Savvis CEO departs as company searches for new direction

Filed under: management |

After four years of relative stability, Savvis Inc. is again looking for a new chief executive.

Phil Koen, who took the helm of the Town and Country-based company during a turbulent time, resigned abruptly Friday.

Koen will be replaced temporarily by Savvis Chairman Jim Ousley while the company searches for a more permanent option. The search is expected to take three to six months.

On Monday, Ousley said Koen’s departure is simply part of the company’s evolution. Koen joined the cloud computing firm — it provides information technology services and data storage for other companies — after former CEO Robert McCormick’s ugly departure. He left in late 2005 amid controversy over a $241,000 bill at a New York topless club that had been charged to a company credit card.

During Koen’s tenure, the company remade itself through acquisitions and the construction of data centers.

"The new CEO will have different traits than Phil. But Phil’s were ideal for that time," Ousley said.

Where Koen excelled in operational and financial areas, the new leader will be expected to have strong business development and sales and marketing skills, he said.

There’s certainly a challenge awaiting the company’s next chief executive.

After several years of significant losses following the dot-com bust, the firm finally turned a profit in 2007, only to slip again when the economy failed. Still, Ousley said Savvis is confident it is positioned to take advantage of an improving economic environment.

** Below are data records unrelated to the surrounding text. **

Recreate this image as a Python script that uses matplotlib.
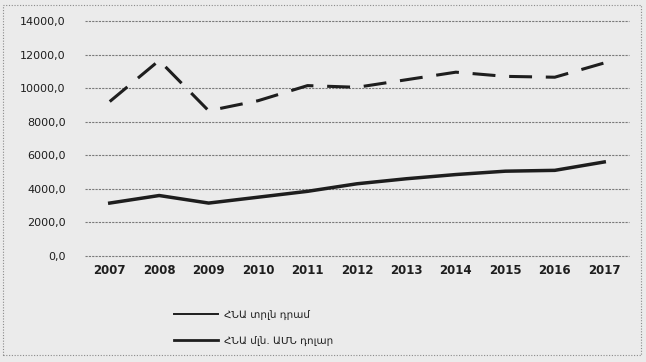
import matplotlib
matplotlib.use("Agg")
from matplotlib import pyplot as plt
from matplotlib.lines import Line2D
from matplotlib.patches import Rectangle
from matplotlib.ticker import FuncFormatter

# GDP series, 2007-2017
years = ["2007", "2008", "2009", "2010", "2011", "2012",
         "2013", "2014", "2015", "2016", "2017"]
gdp_usd = [9200, 11650, 8650, 9250, 10150, 10050, 10500, 10950, 10700, 10650, 11500]
gdp_amd = [3150, 3600, 3150, 3500, 3850, 4300, 4600, 4850, 5050, 5100, 5600]
labels = ["ՀՆԱ տրլն դրամ", "ՀՆԱ մլն. ԱՄՆ դոլար"]

bg = "#ebebeb"
ink = "#1e1e1e"

fig = plt.figure(figsize=(6.46, 3.62), dpi=100, facecolor=bg)
ax = fig.add_axes([0.1316, 0.293, 0.842, 0.649], facecolor=bg)

x = range(len(years))
ax.plot(x, gdp_usd, color=ink, lw=2.2, linestyle=(0, (7.5, 4.5)), solid_capstyle="butt")
ax.plot(x, gdp_amd, color=ink, lw=2.5, solid_joinstyle="round")

ax.set_xlim(-0.5, len(years) - 0.5)
ax.set_ylim(0, 14000)
ax.set_yticks(range(0, 14001, 2000))
ax.yaxis.set_major_formatter(FuncFormatter(lambda v, p: f"{v:.1f}".replace(".", ",")))
ax.set_xticks(list(x))
ax.set_xticklabels(years)
ax.grid(axis="y", color="#7a7a7a", lw=0.8, linestyle=(0, (2, 1)))
ax.set_axisbelow(True)
for g in ax.get_ygridlines():
    g.set_clip_on(False)
for s in ax.spines.values():
    s.set_visible(False)
ax.tick_params(length=0, colors=ink)
ax.tick_params(axis="y", labelsize=8, pad=14)
ax.tick_params(axis="x", labelsize=8.5, pad=6)
for t in ax.get_xticklabels():
    t.set_fontweight("bold")

# legend rows below the plot
handles = [Line2D([], [], color=ink, lw=1.4), Line2D([], [], color=ink, lw=2.0)]
fig.legend(handles, labels, loc="upper left", bbox_to_anchor=(0.255, 0.17),
           frameon=False, fontsize=7.5, handlelength=4.2, handletextpad=0.6,
           labelspacing=1.5, labelcolor=ink)

# dotted frame round the chart
fig.add_artist(Rectangle((0.005, 0.02), 0.988, 0.965, transform=fig.transFigure,
                         fill=False, edgecolor="#8a8a8a", lw=0.8, linestyle=(0, (1, 1.5))))

fig.savefig("out.png", dpi=100, facecolor=bg)
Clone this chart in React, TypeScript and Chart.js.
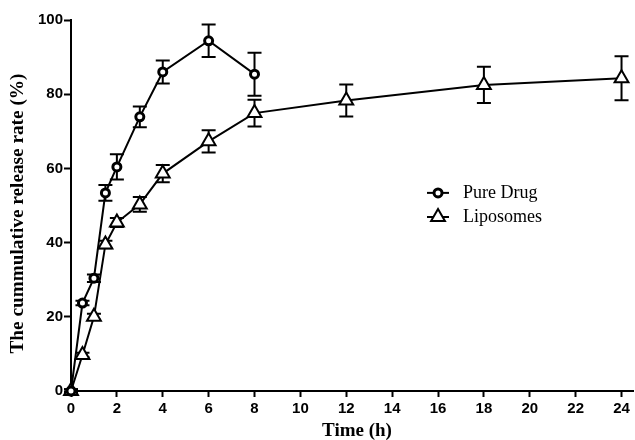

As to the suddenness of Koen’s departure, Ousley said it followed lengthy discussions about the company’s future and whether Koen wanted to commit another three to four years. Once the decision was made, there was no reason to put it off, with a considerable amount of strategic planning about be done, Ousley said.

"It came quicker just because it was the end of the year," he said.

In a company release, Koen cited the strength of the company’s management team and said "this is an excellent time for me to move on to a new opportunity and to watch Savvis continue to grow and excel."

Ousley also said the company has no plans to leave the St. Louis area.